Let there be no mistake. Our criticisms of federal land management and policies should not be interpreted as a critique of the need, value, or merit of public lands. In fact, just the opposite.

In recent days, Utah lawmakers have conveyed to the new administration in Washington our principled concerns about the negative impacts of the most recent use of the Antiquities Act for our state. Correspondingly, leaders in outdoor recreation, whose enterprises rely heavily on well managed and accessible public lands, have raised principled concerns about Utah's commitment to caring for them.

This spirited debate demonstrates both the important role public lands play in the lives of Utahns, and that there are still many unanswered questions about the best way to care for and manage our resources. And because these lands belong to the people, it is appropriate that these concerns ultimately play out through public policy processes established by the people.

Utah's elected officials value our outdoor recreation businesses. They are growing and thriving. They are a vital part of our economy, our identity, and our culture, and have contributed more than $12 billion in direct and indirect economic benefit to our state's economy. Their passionate commitment to preserving and protecting the most stunning landscapes in the world contribute to making Utah the best place to live, work and play.

But as governor, I cannot ignore the challenges Utah sometimes faces due to federal practices that too often ignore meaningful local input. Policies change from administration to administration, creating inconsistent federal lands management practices. There are instances where federal inattention to looters, invasive species and pests has harmed these precious lands.

Over the years, we as a state have done a good job of identifying the problems of federal land management. Perhaps what we have not done as well is to talk about the many positive aspects of public lands.

I will be the first to admit that we can and need to do a better job of letting people know how much Utah values its public lands heritage. We need to talk more about the efforts by state government to promote conservation, access and partnerships with all stakeholders. We need to reiterate clearly that Utah is and always will be a public lands state.

I encourage those who question whether Utah supports its public lands to look at the record.

Look at how the State of Utah and our conservation partners spend nearly $14 million every year protecting, enhancing, and promoting our public lands with the largest active watershed and wildlife habitat restoration program in the United States.

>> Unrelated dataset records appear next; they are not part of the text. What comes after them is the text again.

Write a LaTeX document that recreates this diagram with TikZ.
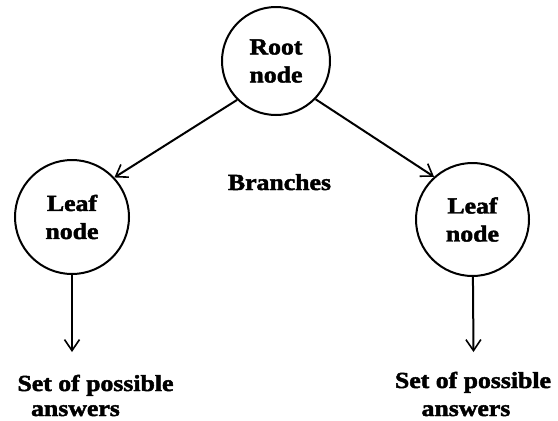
\documentclass[tikz,border=0pt]{standalone}
\usepackage{fontspec}
\newfontfamily\lbfont{Liberation Serif}[FakeStretch=1.12, BoldFeatures={FakeBold=2}]
\usetikzlibrary{arrows.meta}
\tikzset{
  txt/.style={font=\lbfont\bfseries\fontsize{23}{28}\selectfont, inner sep=0pt, text=black},
  circ/.style={txt, draw, circle, line width=2pt, align=center},
  arr/.style={line width=2pt, -{Straight Barb[length=11pt, width=15pt, line width=1.6pt]}}
}
\begin{document}
\begin{tikzpicture}[x=1pt, y=-1pt]
\useasboundingbox[fill=white] (0,0) rectangle (558,421);
\node[circ, minimum size=108pt] (root) at (276,61) {Root\\node};
\node[circ, minimum size=114pt] (leftleaf) at (72,217) {Leaf\\node};
\node[circ, minimum size=113pt] (rightleaf) at (472.5,219.5) {Leaf\\node};
\node[txt, anchor=base] (branches) at (279.5,190) {Branches};
\node[txt, anchor=base] (lset) at (95.5,391) {Set of possible};
\node[txt, anchor=base] (lans) at (75.5,416) {answers};
\node[txt, anchor=base] (rset) at (473,388) {Set of possible};
\node[txt, anchor=base] (rans) at (466,416) {answers};
\coordinate (la) at (72,352);
\coordinate (ra) at (473.5,352);
\draw[arr] (root.225) -- (leftleaf.43);
\draw[arr] (root.316) -- (rightleaf.132);
\draw[arr] (leftleaf) -- (la);
\draw[arr] (rightleaf) -- (ra);
\end{tikzpicture}
\end{document}
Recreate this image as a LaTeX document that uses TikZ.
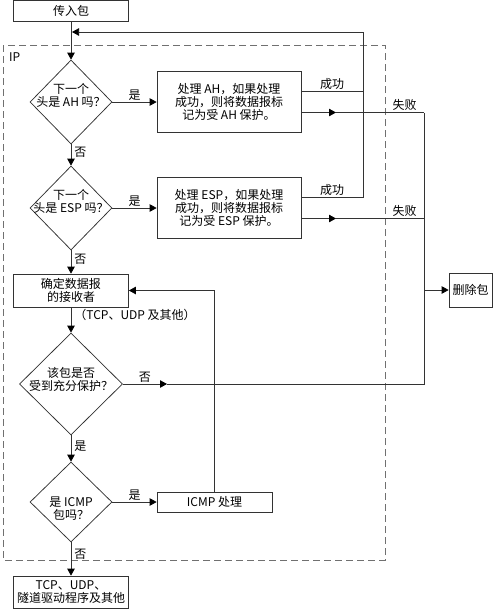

Look at our commitment to 43 state parks, many of which rival the splendor of our national parks.

Look at our creation of the first state office of outdoor recreation in the country, whose primary purpose is to create, preserve, and promote access to our public lands.

Look at our annual three million dollar promotion of Utah's National Parks.

Look at how we actively facilitated access to outdoor recreation opportunities on public land, even amidst a federal government shutdown.

Look at the tens of millions of dollars Utah and its partners spend to improve habitat, eliminate invasive species and improve the range for thriving herds of bighorn sheep, bison, deer, elk and pronghorn.

Look at our efforts to establish conservation easements on private land in sensitive areas under threat of development. The Wilcox Ranch near Nine Mile Canyon is a prime example of this.

Each of these investments has yielded an outdoor experience that is unparalleled in the continental United States, and each shows that we are absolutely committed to the preservation and enhancement of our public land heritage for all.

Yes, there are meaningful differences of opinion about best land management practices and uses. But I believe we can find the optimal balance.

When we face challenging and complex issues and emotions are high, I believe the best way to move forward is to take a deep breath — and in this case maybe two or three deep breaths — then sit down and engage in constructive dialogue.

This latest controversy about Utah's commitment to our public lands is one where rhetoric and posturing from both sides may have outpaced rational thought, productive discussion and civility. We cannot force simplistic solutions to these complex issues through ultimatums, boycotts and press releases.

Consequently, I have invited and will meet as soon as possible with leaders in the outdoor recreation community to listen to their concerns.

When I first became governor, I promised that Utah would discover unlimited opportunities through unprecedented partnerships. I look forward to partnering more closely with our outdoor recreation community in order to discover the best opportunities for the preservation and access to Utah's singular, and singularly important public lands.

Gary R. Herbert is the 17th governor of Utah.